TEMPO.CO, Jakarta - Komisi Pemberantasan Korupsi (KPK) mengatakan sedang menelusuri jaringan suap proyek Kementerian Pekerjaan Umum dan Perumahan Rakyat dengan tersangka Damayanti Wisnu Putranti.
"Kami ingin mempelajari jaringannya lebih luas dan mendalam, dan kami mohon publik untuk sedikit bersabar," ujar Wakil Ketua KPK Laode Muhammad Syarif di auditorium KPK, Selasa, 29 Maret 2016.
Laode membantah KPK tebang pilih dalam menetapkan tersangka baru kasus ini. "Kami berlima sepakat, tidak mau membeda-bedakan orang. Kalau ada peran yang layak, pasti tidak bisa bilang kalau dia lagi sial," ujarnya.
Namun, di sisi lain, Laode juga tak ingin publik menzalimi KPK. "Belum tentu semua yang diperiksa KPK memenuhi unsur sebagai tersangka," ujarnya.
Pada Selasa, 29 Maret 2016, KPK memanggil sejumlah anggota Dewan Perwakilan Rakyat sebagai saksi kasus korupsi anggaran Kementerian Pekerjaan Umum dan Perumahan Rakyat 2016. Sesuai dengan jadwal pemeriksaan, hari ini KPK memanggil Musa Zainudin, anggota Komisi V DPR; Epyardi Asda, anggota DPR RI F-PPP; dan Fauzih H. Amro, anggota DPR RI Komisi V.
"Iya benar, saksi yang dipanggil untuk BSU (semuanya) dari anggota DPR," ujar Pelaksana Harian Biro Humas KPK, Yuyuk Andriati, kepada wartawan, Rabu, 2 Maret 2016. Pukul 09.45 WIB, salah satu anggota DPR RI dari Fraksi PPP, Epyardi Asda, terlihat memasuki gedung KPK. Epyardi datang mengenakan kemeja batik dan duduk di lobi.

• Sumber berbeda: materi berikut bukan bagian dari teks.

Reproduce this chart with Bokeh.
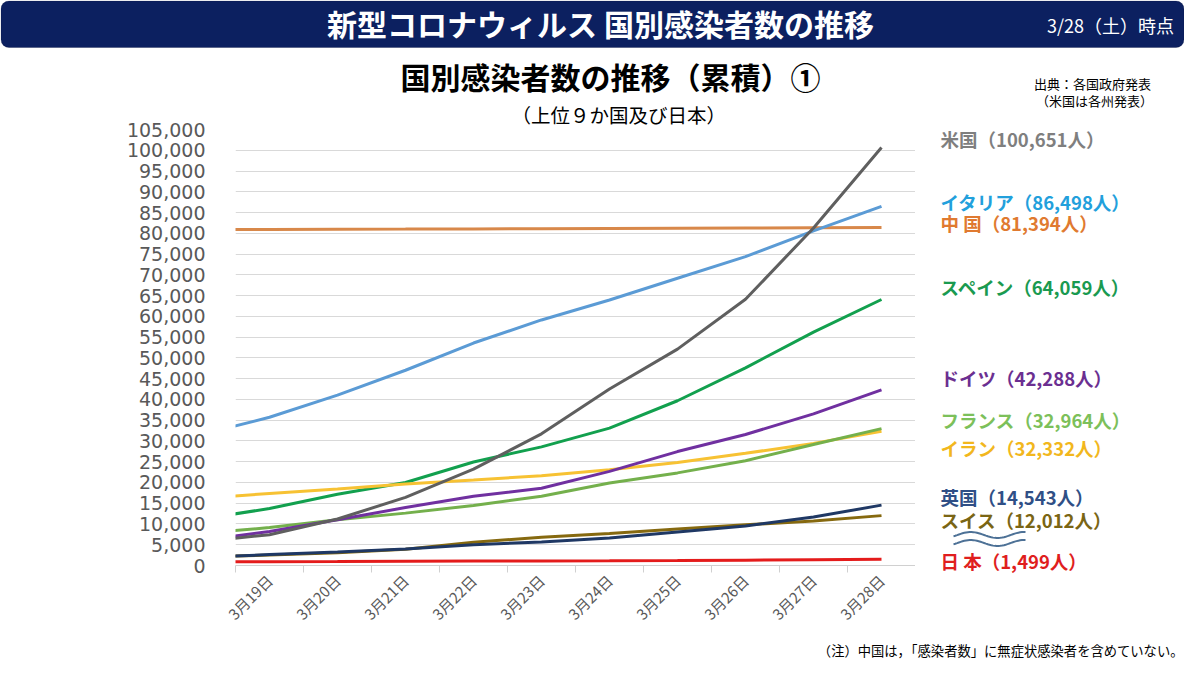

Budi Supriyanto merupakan satu dari dua anggota DPR yang sudah ditetapkan tersangka oleh KPK atas kasus korupsi anggaran Kementerian Pekerjaan Umum dan Perumahan Rakyat 2016. Sebelumnya ada Damayanti Wisnu Putranti yang juga menjadi tersangka pada kasus serupa.
KPK resmi menetapkan Damayanti sebagai tersangka penerima suap dari Direktur Utama PT Windhu Tunggal Utama Abdul Khoir pada Kamis, 14 Januari 2016. KPK mencokok Abdul Khoir bersama Damayanti dan dua asistennya, yakni Dessy A. Edwin dan Julia Prasetyarini, awal Januari 2016. Total uang yang diamankan saat operasi tangkap tangan tersebut sebesar Sin$ 99 ribu.
Sedangkan anggota Komisi V DPR RI Budi Supriyanto ditetapkan sebagai tersangka kasus dugaan korupsi anggaran Kementerian Pekerjaan Umum dan Perumahan Rakyat tahun 2016 oleh KPK pada awal Maret 2016. "Penyidik KPK menemukan alat bukti yang cukup untuk menetapkan BSU (Budi Supriyanto), anggota DPR periode 2014-2019, sebagai tersangka," ujar Yuyuk kepada wartawan di gedung KPK, Rabu, 30 Maret 2016.
Budi, kata Yuyuk, diduga menerima hadiah atau janji dari AKH. Diketahui AKH adalah Abdul Khoir, Chief Executive Officer PT Windhu Tunggal Utama (WTU). "AKH memberi hadiah kepada BSU agar memperoleh proyek di Kementerian Pekerjaan Umum dan Perumahan Rakyat," ujar Yuyuk.
Saat itu, Ketua KPK Agus Rahardjo mengatakan total commitment fee atau uang yang telah dikucurkan Abdul Khoir sebesar Sin$ 404 ribu. Agus menuturkan pemberian suap tersebut bukanlah yang pertama. Dia menegaskan, para tersangka diduga kuat terlibat kasus suap terkait dengan proyek di Kementerian Pekerjaan Umum.
KPK menjerat Budi, Damayanti, Julia, dan Dessy dengan Pasal 12-a atau 12-b atau Pasal 11 Undang-Undang tentang Pemberantasan Tindak Pidana Korupsi juncto Pasal 55 ayat 1 ke-satu KUHP. Sedangkan Abdul Khoir disangka melanggar Pasal 5 ayat 1-a atau 1-b atau Pasal 3 Undang-Undang Pemberantasan Tindak Pidana Korupsi.